Chicken Tikka Masala Recipe

Chicken Tikka Masala is a magical food. It’s the national dish of Britain, yet Indian, while also an extremely popular dish throughout the rest of Europe where the Dutch East India Company once plied their trade in the 17th and 18th centuries. Paradoxically, however, Chicken Tikka Masala wasn’t even created at this time, and really isn’t a traditional Indian dish, despite it’s popularity. Rather, it seemingly popped up out of nowhere in the mid-20th century.

The prevailing story behind the creation of the U.K.’s most popular dish is that Pakistani chef Ali Ahmed Aslam claimed to have invented the dish in Glasgow , Scotland in 1970, when a British gentleman found his Chicken Tikka was too dry and requested some gravy or sauce with it.

With a little magic and a thick sauce later – poof! Culinary history.

The truth is, there are dozen of different recipes for Chicken Tikka Masala, but the one that really feels right is the one that gets you closest to the type you get on any street in the U.K. or Ireland. We’ve had the dish in London and Dublin , where the recipe was very consistent, and what we’ve listed below is our reconstruction based on our experiences with one of the most delicious foods in Europe. Or Asia. Or America. Or, wherever you’re eating it.
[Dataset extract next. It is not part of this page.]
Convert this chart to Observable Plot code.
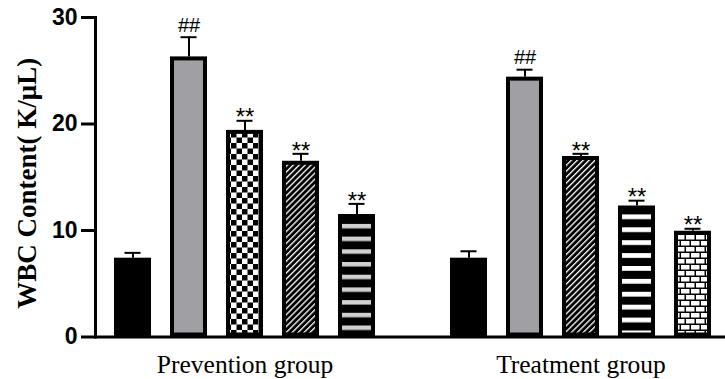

So, is it Indian? British? Irish? Scottish? We didn’t even know how to categorize the great Chicken Tikka Masala for the purposes of writing this post!

But, make it for yourself and ask, “does it really matter where food comes from if it’s this good?”

Chicken Tikka Masala

Prep Time25 mins
Cook Time1 hr 5 mins
Total Time1 hr 30 mins
Servings: 5



  • 3 boneless skinless chicken breasts
  • ½ cup plain yogurt
  • Juice of 1 lemon
  • 6 cloves garlic minced
  • 1 tablespoon minced ginger
  • 2 teaspoons salt
  • 2 teaspoons ground cumin
  • 2 teaspoons garam masala
  • 2 teaspoons paprika


  • 3 tablespoons oil
  • 1 large onion finely chopped
  • 2 tablespoons minced ginger
  • 8 cloves garlic minced
  • 2 teaspoons ground cumin
  • 2 teaspoons ground turmeric
  • 2 teaspoons ground coriander
  • 2 teaspoons paprika
  • 2 teaspoons chili powder
  • 2 teaspoons garam masala
  • 1 tablespoon tomato puree
  • 3 ½ cups tomato sauce
  • 1 ¼ cups water


  • Slice the chicken into bite-sized chunks.
  • Combine the cubed chicken with the yogurt, lemon juice, garlic, ginger, salt, cumin, garam masala, and paprika and stir until well-coated.
  • Cover and refrigerate for at least 2 hours.
  • Preheat the oven to 500°F (260°C). Line a high-sided baking pan or roasting tray with parchment paper.
  • Place the marinated chicken pieces on bamboo or wooden skewers, then set them over the prepared baking pan, making sure there is space underneath the chicken to help distribute the heat more evenly.
  • Bake for about 15 minutes, until slightly dark brown on the edges.
  • Make the sauce: Heat the oil in a large pot over medium heat, then sauté the onions, ginger, and garlic until tender but not browned.
  • Add the cumin, turmeric, coriander, paprika, chili powder, and garam masala and stir constantly for about 30 seconds, until the spices are fragrant.
  • Stir in the tomato puree, tomato sauce, and 1 ¼ cups of water, then bring to a boil and cook for about 5 minutes.
  • Pour in the cream.
  • Remove the chicken from the skewers and add to the sauce, cooking for another 1-2 minutes. 
  • Garnish with cilantro and serve over rice or alongside naan bread.